▶ _Aim_
Repeat every record below exactly, leaving out the pictures.

▶ _Dataset_
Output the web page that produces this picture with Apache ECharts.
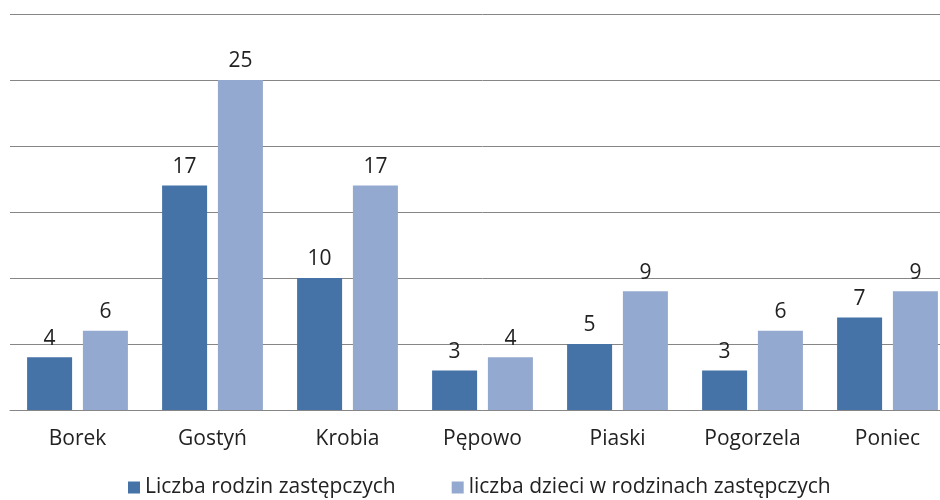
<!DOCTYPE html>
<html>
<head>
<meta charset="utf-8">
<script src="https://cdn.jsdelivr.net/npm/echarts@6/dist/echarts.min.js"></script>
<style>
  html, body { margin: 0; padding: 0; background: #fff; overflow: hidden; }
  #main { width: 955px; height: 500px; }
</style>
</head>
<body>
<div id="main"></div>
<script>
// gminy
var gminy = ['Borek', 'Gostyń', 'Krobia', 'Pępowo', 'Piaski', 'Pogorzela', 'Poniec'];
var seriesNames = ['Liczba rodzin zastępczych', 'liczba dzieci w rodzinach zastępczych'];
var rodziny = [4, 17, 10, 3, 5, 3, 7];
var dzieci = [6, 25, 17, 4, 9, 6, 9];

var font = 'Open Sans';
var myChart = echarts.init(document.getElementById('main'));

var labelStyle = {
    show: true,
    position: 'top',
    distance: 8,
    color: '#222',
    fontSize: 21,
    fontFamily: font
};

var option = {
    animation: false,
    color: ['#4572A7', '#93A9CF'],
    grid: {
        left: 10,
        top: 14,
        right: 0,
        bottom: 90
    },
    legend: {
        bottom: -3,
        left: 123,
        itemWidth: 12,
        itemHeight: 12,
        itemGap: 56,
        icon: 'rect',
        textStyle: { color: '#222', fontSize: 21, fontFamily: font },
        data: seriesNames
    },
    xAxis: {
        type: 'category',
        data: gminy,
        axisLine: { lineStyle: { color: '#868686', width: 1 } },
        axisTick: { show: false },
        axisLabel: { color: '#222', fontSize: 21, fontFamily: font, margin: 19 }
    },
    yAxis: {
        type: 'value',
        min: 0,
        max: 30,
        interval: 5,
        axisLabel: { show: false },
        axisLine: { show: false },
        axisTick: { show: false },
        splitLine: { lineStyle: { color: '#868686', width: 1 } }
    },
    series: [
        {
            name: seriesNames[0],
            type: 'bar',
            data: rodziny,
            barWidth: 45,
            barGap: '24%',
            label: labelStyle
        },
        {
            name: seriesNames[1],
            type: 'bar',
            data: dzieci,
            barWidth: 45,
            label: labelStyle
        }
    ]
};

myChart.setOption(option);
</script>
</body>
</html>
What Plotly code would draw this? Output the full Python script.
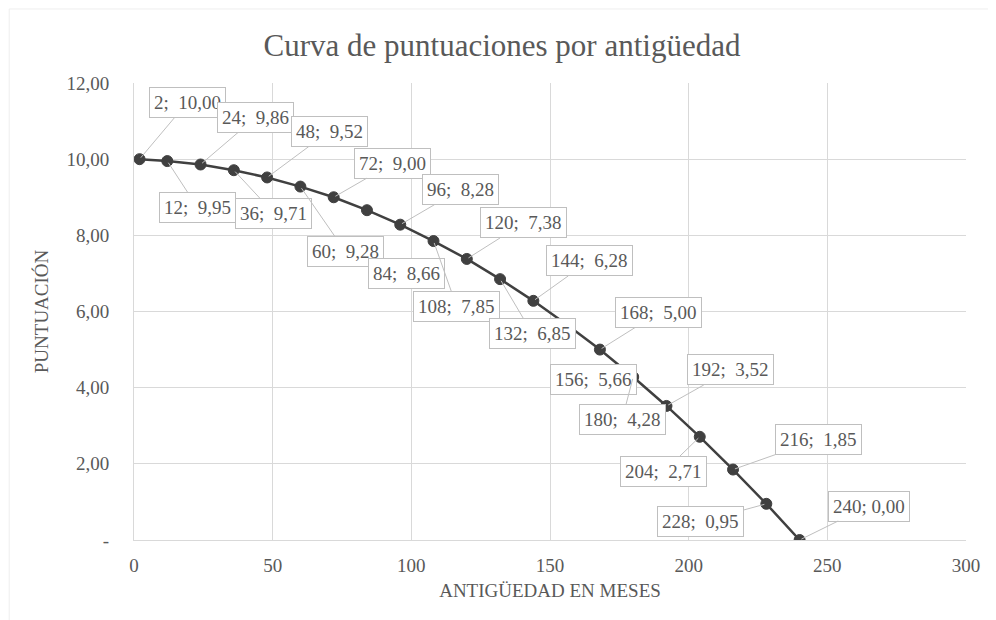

▶ _Full solution_
Output the web page that produces this picture with Apache ECharts.
<!DOCTYPE html>
<html>
<head>
<meta charset="utf-8">
<script src="https://cdn.jsdelivr.net/npm/echarts@6/dist/echarts.min.js"></script>
<style>
  html, body { margin: 0; padding: 0; background: #fff; overflow: hidden; }
  #main { width: 955px; height: 500px; }
</style>
</head>
<body>
<div id="main"></div>
<script>
// gminy
var gminy = ['Borek', 'Gostyń', 'Krobia', 'Pępowo', 'Piaski', 'Pogorzela', 'Poniec'];
var seriesNames = ['Liczba rodzin zastępczych', 'liczba dzieci w rodzinach zastępczych'];
var rodziny = [4, 17, 10, 3, 5, 3, 7];
var dzieci = [6, 25, 17, 4, 9, 6, 9];

var font = 'Open Sans';
var myChart = echarts.init(document.getElementById('main'));

var labelStyle = {
    show: true,
    position: 'top',
    distance: 8,
    color: '#222',
    fontSize: 21,
    fontFamily: font
};

var option = {
    animation: false,
    color: ['#4572A7', '#93A9CF'],
    grid: {
        left: 10,
        top: 14,
        right: 0,
        bottom: 90
    },
    legend: {
        bottom: -3,
        left: 123,
        itemWidth: 12,
        itemHeight: 12,
        itemGap: 56,
        icon: 'rect',
        textStyle: { color: '#222', fontSize: 21, fontFamily: font },
        data: seriesNames
    },
    xAxis: {
        type: 'category',
        data: gminy,
        axisLine: { lineStyle: { color: '#868686', width: 1 } },
        axisTick: { show: false },
        axisLabel: { color: '#222', fontSize: 21, fontFamily: font, margin: 19 }
    },
    yAxis: {
        type: 'value',
        min: 0,
        max: 30,
        interval: 5,
        axisLabel: { show: false },
        axisLine: { show: false },
        axisTick: { show: false },
        splitLine: { lineStyle: { color: '#868686', width: 1 } }
    },
    series: [
        {
            name: seriesNames[0],
            type: 'bar',
            data: rodziny,
            barWidth: 45,
            barGap: '24%',
            label: labelStyle
        },
        {
            name: seriesNames[1],
            type: 'bar',
            data: dzieci,
            barWidth: 45,
            label: labelStyle
        }
    ]
};

myChart.setOption(option);
</script>
</body>
</html>
What Plotly code would draw this? Output the full Python script.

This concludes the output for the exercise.